2.      En adoptant la décision 2010/413, concernant des mesures restrictives à l’encontre de l’Iran et abrogeant la position commune 2007/140, le règlement d’exécution no 668/2010, mettant en œuvre l’article 7, paragraphe 2, du règlement no 423/2007, concernant l’adoption de mesures restrictives à l’encontre de l’Iran, ainsi que la décision 2010/644, modifiant la décision 2010/413, et le règlement no 961/2010, concernant l’adoption de mesures restrictives à l’encontre de l’Iran et abrogeant le règlement no 423/2007, à l’égard d’une société iranienne détenue par une société nationale iranienne et ayant pour vocation d’agir comme centrale d’achat pour certaines activités de cette dernière, en raison de l’appui que cette société avait apporté à la prolifération nucléaire, le Conseil s’est conformé à l’article 26, paragraphe 2, premier alinéa, TUE, selon lequel il est censé agir sur la base des orientations générales et des lignes stratégiques définies par le Conseil européen.

(cf. points 50, 54)

3.      À moins que des considérations impérieuses touchant à la sûreté de l’Union ou de ses États membres ou à la conduite de leurs relations internationales ne s’opposent à la communication de certains éléments, le Conseil est tenu, en vertu de l’article 24, paragraphe 3, de la décision 2010/413, concernant des mesures restrictives à l’encontre de l’Iran et abrogeant la position commune 2007/140, de l’article 15, paragraphe 3, du règlement no 423/2007, concernant l’adoption de mesures restrictives à l’encontre de l’Iran, et de l’article 36, paragraphe 3, du règlement no 961/2010, concernant l’adoption de mesures restrictives à l’encontre de l’Iran et abrogeant le règlement no 423/2007, de porter à la connaissance de l’entité visée par une mesure adoptée, selon les cas, en vertu de l’article 24, paragraphe 3, de la décision 2010/413, de l’article 15, paragraphe 3, du règlement no 423/2007 ou de l’article 16, paragraphe 2, du règlement no 961/2010, les raisons spécifiques et concrètes pour lesquelles il considère que cette disposition est applicable à l’intéressé. Il doit ainsi mentionner les éléments de fait et de droit dont dépend la justification légale de la mesure et les considérations qui l’ont amené à la prendre. Par ailleurs, la motivation doit être adaptée à la nature de l’acte en cause et au contexte dans lequel il a été adopté. Il n’est pas exigé que la motivation spécifie tous les éléments de fait et de droit pertinents, dans la mesure où le caractère suffisant d’une motivation doit être apprécié au regard non seulement de son libellé, mais aussi de son contexte ainsi que de l’ensemble des règles juridiques régissant la matière concernée. En particulier, un acte faisant grief est suffisamment motivé dès lors qu’il est intervenu dans un contexte connu de l’intéressé, qui lui permet de comprendre la portée de la mesure prise à son égard.
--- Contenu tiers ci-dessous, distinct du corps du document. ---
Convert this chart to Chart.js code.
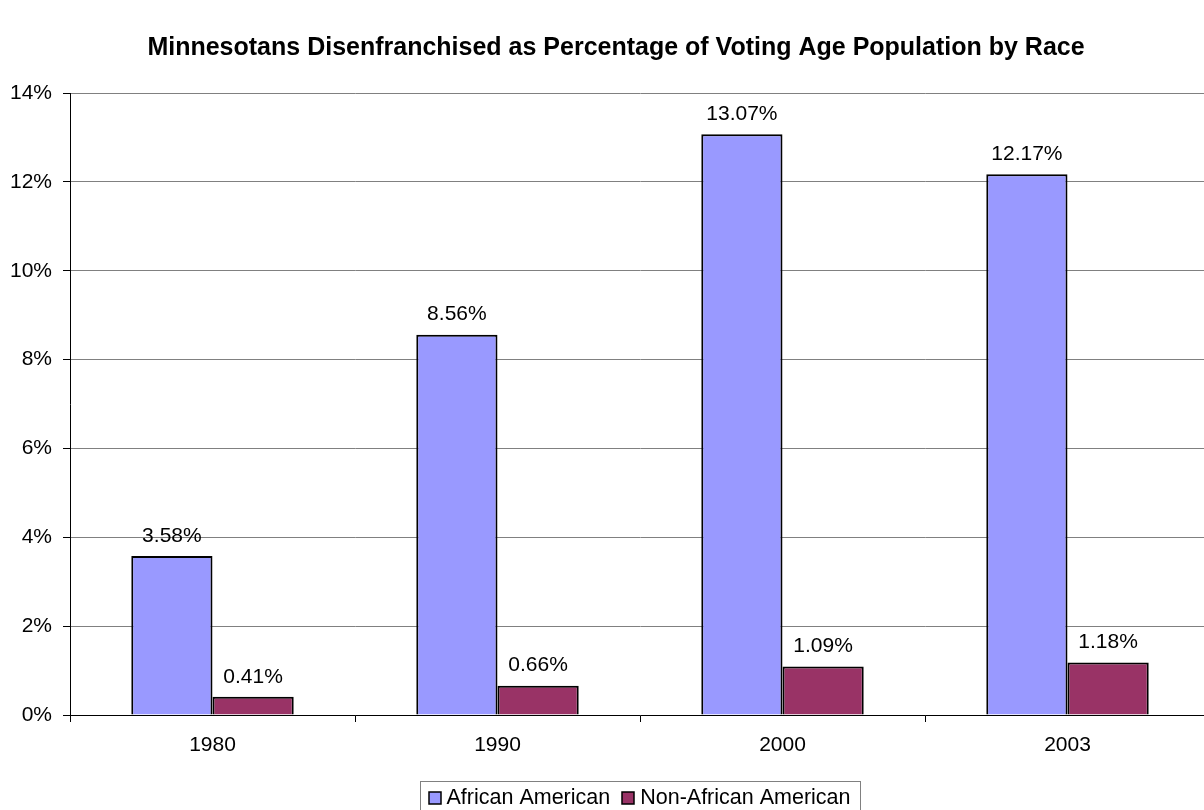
<!DOCTYPE html>
<html>
<head>
<meta charset="utf-8">
<script src="https://cdn.jsdelivr.net/npm/chart.js@4/dist/chart.umd.min.js"></script>
<style>
  html, body { margin: 0; padding: 0; background: #fff; overflow: hidden; }
  #wrap { width: 1232px; height: 810px; }
</style>
</head>
<body>
<div id="wrap"><canvas id="grafica" width="1232" height="810"></canvas></div>
<script>
// Datos (porcentaje de la población en edad de votar)
const anios = ['1980', '1990', '2000', '2003'];
const afroamericanos = [3.58, 8.56, 13.07, 12.17];
const noAfroamericanos = [0.41, 0.66, 1.09, 1.18];
const etiquetasSerie = ['African American', 'Non-African American'];
const titulo = 'Minnesotans Disenfranchised as Percentage of Voting Age Population by Race';

const FUENTE = '"Liberation Sans", Arial, sans-serif';

// Título centrado sobre todo el lienzo (el área de trazado sale por la derecha)
const tituloCentrado = {
  id: 'tituloCentrado',
  afterDraw(chart) {
    const ctx = chart.ctx;
    ctx.save();
    ctx.font = 'bold 25px ' + FUENTE;
    ctx.fillStyle = '#000';
    ctx.textAlign = 'center';
    ctx.textBaseline = 'middle';
    ctx.fillText(titulo, chart.width / 2, 48);
    ctx.restore();
  }
};

// Etiquetas de valor encima de cada barra
const etiquetasValor = {
  id: 'etiquetasValor',
  afterDatasetsDraw(chart) {
    const ctx = chart.ctx;
    ctx.save();
    ctx.font = '21px ' + FUENTE;
    ctx.fillStyle = '#000';
    ctx.textAlign = 'center';
    ctx.textBaseline = 'middle';
    chart.data.datasets.forEach((ds, i) => {
      chart.getDatasetMeta(i).data.forEach((bar, j) => {
        ctx.fillText(ds.data[j].toFixed(2) + '%', bar.x, bar.y - 20);
      });
    });
    ctx.restore();
  }
};

// Leyenda con recuadro, estilo Excel
const leyenda = {
  id: 'leyendaRecuadro',
  afterDraw(chart) {
    const ctx = chart.ctx;
    ctx.save();
    ctx.font = '21.5px ' + FUENTE;
    const marca = 12, sep = 6, entre = 12, relleno = 9;
    const anchos = chart.data.datasets.map(ds => ctx.measureText(ds.label).width);
    let total = 0;
    anchos.forEach((w, i) => { total += marca + sep + w + (i ? entre : 0); });
    const centro = 639.5, yTexto = 798;
    let x = centro - total / 2;
    ctx.strokeStyle = '#808080';
    ctx.lineWidth = 1;
    ctx.strokeRect(Math.round(x - relleno) + 0.5, 781.5, Math.round(total + 2 * relleno), 40);
    ctx.textBaseline = 'middle';
    ctx.textAlign = 'left';
    chart.data.datasets.forEach((ds, i) => {
      ctx.fillStyle = ds.backgroundColor;
      ctx.fillRect(Math.round(x), yTexto - 6, marca, marca);
      ctx.strokeStyle = '#000';
      ctx.lineWidth = 1.5;
      ctx.strokeRect(Math.round(x), yTexto - 6, marca, marca);
      ctx.fillStyle = '#000';
      ctx.fillText(ds.label, x + marca + sep, yTexto);
      x += marca + sep + anchos[i] + entre;
    });
    ctx.restore();
  }
};

new Chart(document.getElementById('grafica'), {
  type: 'bar',
  data: {
    labels: anios,
    datasets: [
      {
        label: etiquetasSerie[0],
        data: afroamericanos,
        backgroundColor: '#9999FF',
        borderColor: '#000',
        borderWidth: 2,
        categoryPercentage: 0.57,
        barPercentage: 1.0
      },
      {
        label: etiquetasSerie[1],
        data: noAfroamericanos,
        backgroundColor: '#993366',
        borderColor: '#000',
        borderWidth: 2,
        categoryPercentage: 0.57,
        barPercentage: 1.0
      }
    ]
  },
  options: {
    responsive: false,
    animation: false,
    devicePixelRatio: 1,
    layout: { padding: { left: 0, right: 22, top: 93, bottom: 0 } },
    plugins: {
      legend: { display: false },
      tooltip: { enabled: false },
      title: { display: false }
    },
    scales: {
      x: {
        grid: { offset: true, drawOnChartArea: false, tickLength: 7, color: '#000' },
        border: { color: '#000', width: 1 },
        ticks: { color: '#000', font: { family: FUENTE, size: 21 }, padding: 11 },
        afterFit(scale) { scale.height = 95; }
      },
      y: {
        min: 0,
        max: 14,
        ticks: {
          stepSize: 2,
          color: '#000',
          font: { family: FUENTE, size: 21 },
          padding: 11,
          callback: v => v + '%'
        },
        grid: { color: '#808080', tickColor: '#000', tickLength: 7 },
        border: { color: '#000', width: 1 },
        afterFit(scale) { scale.width = 70; }
      }
    }
  },
  plugins: [etiquetasValor, leyenda, tituloCentrado]
});
</script>
</body>
</html>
Dès lors, la motivation des décisions du Conseil ayant eu pour conséquence le gel des fonds et des ressources économiques d’une partie requérante, selon laquelle la requérante entretient des liens avec les sociétés prenant part au programme nucléaire iranien, présente un caractère insuffisant en ce qu’elle ne lui permet pas de comprendre quel type de relations avec quelles entités lui est effectivement reproché, de sorte qu’elle n’est pas en mesure de vérifier le bien-fondé de cette allégation et de la contester avec le moindre degré de précision.

(cf. points 73, 74, 79)

4.      La formule employée par le législateur de l’Union à l’article 20, paragraphe 1, de la décision 2010/413, concernant des mesures restrictives à l’encontre de l’Iran et abrogeant la position commune 2007/140, à l’article 7, paragraphe 2, du règlement no 423/2007, concernant l’adoption de mesures restrictives à l’encontre de l’Iran, et à l’article 16, paragraphe 2, sous a), du règlement no 961/2010, concernant l’adoption de mesures restrictives à l’encontre de l’Iran et abrogeant le règlement no 423/2007, implique que l’adoption des mesures restrictives à l’égard d’une entité, en raison de l’appui qu’elle aurait apporté à la prolifération nucléaire, présuppose que celle-ci ait préalablement adopté un comportement correspondant à ce critère. En l’absence d’un tel comportement effectif, le seul risque que l’entité concernée apporte un appui à la prolifération nucléaire dans le futur n’est pas suffisant.